At the 11th Hour, of the 11th Day, in the 11th month, the Armistice was signed. It was an agreement between the Allied Powers of World War I and Germany. This single document guaranteed a cessation of hostilities on Western Front of the war.
Armistice Day would be declared a national holiday and is now celebrated as Veteran’s Day in many Allied nations.
The first Armistice Day was held in 1919 at Buckingham Palace commencing with King George V hosting a ‘Banquet in Honour of the President of the French Republic.’ This event would set a decades long trend of a celebration on this day.
At the end of World War II the United Kingdom moved Armistice Day events to the Sunday following the 11th and officially began honoring veterans of both World Wars.

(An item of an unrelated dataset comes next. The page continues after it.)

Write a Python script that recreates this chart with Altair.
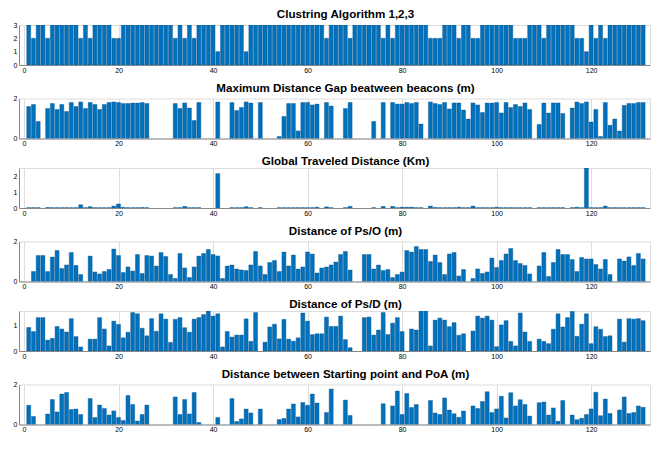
import altair as alt
import pandas as pd

N = None
idx = list(range(1, 132))

titles = [
    "Clustring Algorithm 1,2,3",
    "Maximum Distance Gap beatween beacons (m)",
    "Global Traveled Distance (Km)",
    "Distance of Ps/O (m)",
    "Distance of Ps/D (m)",
    "Distance between Starting point and PoA (m)",
]

cluster = [
    3, 2, 3, 3, 2, 3, 3, 3, 3, 3,
    3, 2, 3, 2, 3, 3, 3, 3, 2, 2,
    3, 3, 3, 3, 3, 3, 3, 3, 3, 3,
    3, 2, 3, 2, 3, 2, 3, 3, 3, 3,
    1, 3, 3, 3, 3, 3, 1, 3, 3, 3,
    3, 3, 3, 3, 3, 3, 3, 3, 3, 3,
    3, 3, 3, 2, 3, 3, 3, 3, 2, 3,
    3, 3, 3, 3, 3, 2, 3, 2, 3, 3,
    3, 3, 3, 3, 3, 2, 2, 2, 3, 3,
    3, 2, 3, 3, 2, 2, 3, 3, 3, 3,
    3, 3, 3, 2, 2, 2, 3, 3, 3, 2,
    3, 3, 3, 3, 3, 3, 2, 2, 1, 3,
    2, 3, 2, 3, 3, 3, 3, 3, 3, 3, 3,
]

max_gap = [
    1.6, 1.7, 0.85, N, 1.5, 1.75, 1.45, 1.7, 1.35, 1.8,
    1.6, 1.83, 1.5, 1.8, 1.7, 1.45, 1.7, 1.8, 1.83, 1.8,
    1.75, 1.75, 1.77, 1.77, 1.8, 1.75, N, N, N, N,
    N, 1.75, 1.5, 1.78, 1.52, 0.9, 1.8, N, N, N,
    1.82, N, N, 1.8, 1.4, 1.55, 1.83, 1.77, N, 1.8,
    N, N, N, 0.1, 1.1, 1.75, 1.75, 0.38, 1.8, 1.8,
    1.68, 1.72, N, 1.8, 1.62, N, N, 1.5, 1.8, N,
    N, N, N, 0.85, N, 1.8, N, 1.8, 1.72, 1.72,
    1.8, 1.75, 1.8, 0.72, N, 1.83, 1.75, 1.7, 1.8, 1.48,
    1.78, 1.78, 1.42, 0.97, 1.78, 1.68, 1.3, 1.77, 1.77, 1.8,
    1.28, 1.8, 1.55, 1.7, 1.6, 1.78, 1.45, N, 0.7, 1.77,
    1.27, 1.78, 1.78, 1.25, N, 1.52, 1.83, 1.75, 1.83, 0.82,
    1.45, 0.1, 1.8, 0.66, 0.97, 0.37, 1.65, 1.75, 1.75, 1.8, 1.8,
]

travel = [
    0.02, 0.02, 0.02, N, 0.03, 0.02, 0.02, 0.02, 0.02, 0.02,
    0.02, 0.2, 0.02, 0.08, 0.02, 0.02, 0.02, 0.02, 0.12, 0.25,
    0.04, 0.02, 0.02, 0.02, 0.03, 0.02, N, N, N, N,
    N, 0.02, 0.02, 0.1, 0.02, 0.02, 0.02, N, N, N,
    2.15, N, N, 0.02, 0.02, 0.02, 0.08, 0.02, N, 0.02,
    N, N, N, 0.02, 0.02, 0.02, 0.02, 0.02, 0.02, 0.02,
    0.02, 0.05, N, 0.07, 0.02, N, N, 0.02, 0.1, N,
    N, N, N, 0.02, N, 0.1, N, 0.1, 0.02, 0.05,
    0.05, 0.05, 0.02, 0.02, N, 0.12, 0.03, 0.02, 0.02, 0.02,
    0.02, 0.05, 0.02, 0.02, 0.12, 0.02, 0.02, 0.02, 0.02, 0.05,
    0.02, 0.02, 0.02, 0.02, 0.02, 0.02, 0.02, N, 0.02, 0.02,
    0.02, 0.02, 0.02, 0.02, N, 0.02, 0.05, 0.02, 2.5, 0.02,
    0.02, 0.02, 0.12, 0.02, 0.02, 0.02, 0.02, 0.02, 0.02, 0.02, 0.02,
]

ps_o = [
    N, 0.5, 1.3, 1.3, 0.5, 1.22, 1.55, 0.65, 0.83, 1.45,
    0.8, 0.35, N, 1.27, 0.48, 0.38, 0.5, 0.6, 1.62, 1.3,
    0.45, 0.73, 0.52, 1.35, 0.4, 1.3, 1.27, 0.77, 1.45, 1.25,
    0.35, 0.15, 1.4, 0.68, 0.2, 0.73, 1.27, 1.4, 1.6, 1.35,
    1.28, 0.15, 0.77, 0.82, 0.62, 0.58, 0.55, 0.83, 1.5, 0.78,
    0.35, 0.95, 1.05, 0.5, 1.47, 0.78, 1.32, 0.62, 0.73, 1.47,
    1.37, 0.42, 0.67, 0.72, 0.83, 0.97, 1.35, 1.5, 0.57, N,
    N, 1.35, 1.35, 0.62, 0.82, 0.55, 0.6, 0.2, 0.35, 0.47,
    1.55, 1.47, 1.75, 1.6, 1.6, 1.0, 1.32, 0.95, 0.35, 1.38,
    1.45, 0.28, 0.6, N, 0.15, 0.63, 0.4, 0.48, 1.17, 0.7,
    1.05, 1.37, 1.65, 1.05, 0.9, 0.8, 0.38, N, 0.78, 1.45,
    0.25, 0.95, 1.6, 1.35, 1.35, 1.1, 0.5, 1.2, 1.13, 1.13,
    0.85, 0.62, 1.1, 0.35, N, 1.13, 1.02, 1.23, 0.8, 1.4, 1.13,
]

ps_d = [
    0.93, 0.77, 1.32, 1.32, 0.43, 0.5, 0.97, 0.87, 0.75, 1.28,
    0.57, 0.16, N, 0.47, 0.47, 1.32, 0.87, 0.2, 1.18, 1.05,
    0.52, 0.74, 1.52, 1.47, 0.9, 0.6, 1.28, 0.78, 1.47, 1.26,
    0.34, 1.25, 1.32, 0.92, 0.74, 1.26, 1.32, 1.44, 1.58, 1.38,
    1.47, 0.16, 0.77, 0.55, 0.63, 0.63, 1.27, 0.38, 1.52, N,
    0.35, 0.95, 1.06, 0.48, 1.25, 0.47, 0.39, 0.52, 1.5, 1.18,
    0.65, 0.68, 0.68, 1.34, 0.97, 0.97, 1.38, 0.45, 0.13, N,
    N, 1.32, 1.34, 0.63, 0.83, 1.52, 0.65, 1.1, 1.32, 0.77,
    N, 0.87, 0.83, 1.58, 1.58, 0.2, 1.22, 1.3, 1.22, 0.96,
    1.12, 0.62, 0.68, N, 0.79, 1.38, 1.3, 1.38, 1.22, 0.17,
    1.03, 1.2, 0.38, 0.2, 1.5, 0.75, 0.38, N, 0.47, 0.38,
    0.29, 0.86, 1.47, 0.95, 1.32, 1.56, 0.58, 1.06, 1.47, 0.29,
    0.96, 0.86, 0.57, 0.6, N, 1.26, 0.35, 1.28, 1.26, 1.28, 1.2,
]

start_poa = [
    0.96, 0.4, N, N, 0.52, 1.25, 0.63, 1.52, 1.6, 0.75,
    0.77, 0.5, N, 1.3, 0.35, 0.97, 0.8, 0.47, 0.68, 0.35,
    0.2, 1.45, 1.0, 0.17, 0.5, 0.97, N, N, N, N,
    N, 1.38, 0.5, 1.25, 0.53, 1.6, 0.1, N, N, N,
    0.35, N, N, 1.3, 0.15, 0.28, 0.77, 0.58, N, 0.77,
    N, N, N, 0.25, 0.3, 0.77, 1.03, 0.38, 1.1, 0.96,
    1.52, 1.07, N, 0.6, 1.77, N, N, 1.22, 0.45, N,
    N, N, N, N, N, 1.04, N, 0.93, 1.67, 0.5,
    1.55, 0.85, 1.0, N, N, 1.2, 0.58, 0.5, 1.33, 0.72,
    0.54, 0.36, 0.67, N, 0.93, 0.8, 1.15, 1.64, 0.6, 0.78,
    1.41, 0.33, 1.59, 0.93, 1.24, 1.0, 0.42, N, 1.09, 1.12,
    0.47, 0.83, 0.16, 1.2, N, 0.47, 0.24, 0.31, 0.5, 0.78,
    1.61, 0.44, 1.27, 0.55, N, 0.73, 1.38, 0.55, 0.6, 0.93, 0.86,
]

series = [cluster, max_gap, travel, ps_o, ps_d, start_poa]
y_domains = [[0, 3], [0, 2], [0, 2.5], [0, 2], [0, 1.58], [0, 2]]
y_ticks = [[0, 1, 2, 3], [0, 1, 2], [0, 1, 2], [0, 1, 2], [0, 1], [0, 1, 2]]
x_ticks = [0, 20, 40, 60, 80, 100, 120]
x_domain = [0, 131.4]

FONT = "Liberation Sans"


def panel(title, vals, dom, ticks):
    df = pd.DataFrame({"i": idx, "v": vals})
    return (
        alt.Chart(df)
        .mark_bar(size=4, color="#0072BD", stroke="#0a4f86", strokeWidth=0.4, clip=True)
        .encode(
            x=alt.X(
                "i:Q",
                scale=alt.Scale(domain=x_domain, nice=False, zero=False),
                axis=alt.Axis(values=x_ticks, title=None, grid=True, ticks=False,
                              labelPadding=1, labelFontSize=7, format="d"),
            ),
            y=alt.Y(
                "v:Q",
                scale=alt.Scale(domain=dom, nice=False),
                axis=alt.Axis(values=ticks, title=None, grid=False, ticks=False,
                              tickSize=0, labelPadding=2, labelFontSize=7, format="d",
                              minExtent=10, maxExtent=10),
            ),
        )
        .properties(
            width=631,
            height=40,
            title=alt.TitleParams(title, fontSize=11.6, fontWeight="bold", font=FONT,
                                  anchor="middle", offset=0, dx=11, color="#000000"),
        )
    )


chart = (
    alt.vconcat(*[panel(t, s, d, k) for t, s, d, k in zip(titles, series, y_domains, y_ticks)],
                spacing=7.5)
    .properties(padding={"left": 0, "top": 0, "right": 0, "bottom": 0})
    .configure_view(stroke="#b0b0b0", strokeWidth=1)
    .configure_axis(domainColor="#b0b0b0", gridColor="#d8d8d8", labelColor="#262626",
                    labelFont=FONT)
    .configure(background="white")
)

chart.save("out.html", embed_options={"renderer": "svg", "actions": False})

They adopted the name ‘Remembrance Day.’
In this same time period, the United States chose to recognize this day as ‘All Veterans Day’ which was later shortened to ‘Veterans Day.’ This shift was meant to honor all military veterans, including those who participated in other conflicts.
Veterans Day in the United States is a little different than around the world. Rather than only remembering those perished, Veterans Day honors all those who have served.
The Armistice was officially signed November 11th, 1918. The U.S. Congress passed a resolution officially recognizing the end of World War I in 1926. That resolution also established an official recognition Armistice Day.
The resolution reads: Whereas the 11th of November 1918, marked the cessation of the most destructive, sanguinary, and far reaching war in human annals and the resumption by the people of the United States of peaceful relations with other nations, which we hope may never again be severed, and
Whereas it is fitting that the recurring anniversary of this date should be commemorated with thanksgiving and prayer and exercises designed to perpetuate peace through good will and mutual understanding between nations; and
Whereas the legislatures of twenty-seven of our States have already declared November 11 to be a legal holiday: Therefore be it Resolved by the Senate (the House of Representatives concurring), that the President of the United States is requested to issue a proclamation calling upon the officials to display the flag of the United States on all Government buildings on November 11 and inviting the people of the United States to observe the day in schools and churches, or other suitable places, with appropriate ceremonies of friendly relations with all other peoples.
Veterans Day is, in a very literal sense, not just an American holiday. Rather, it is a moment when much of the industrialized world comes together to recognize those men and women we call heroes.
These individuals elected to spend their time serving their nation. They gave up the comforts of home and time with family. They elected to sign up for a grueling and demanding job that, often times, puts them in harms way.
It is easy to go about our daily lives not remembering that these men and women-not older than me-are carrying out a duty that we may not fully understand. It is easy to forget that our service men and women are always working to defend us.
It is easy to forget to right now a National Guard troop from Nebraska is serving in Puerto Rico to rebuild and restore. It is easy to forget that they are marching through the mountains of Afghanistan, suffering a sandstorm in Iraq, or growing infrastructure in a place that has never had any.
It is easy to forget that these men and women are holding the DMZ, patrolling the Pacific, or keeping the peace in Okinawa.
As I sit behind this computer screen typing a blog I full well count myself in this group.
It can be easy to forget that nearly half a million troops have died since World War I. It can be easy to forget that far more have come home wounded. And it can be easy to forget that not all of these wounds are visible.
So, I ask of you this: On November 11th — Don’t forget.
Attend a Veterans Day Ceremony, lower your flag to half-staff, and thank a veteran.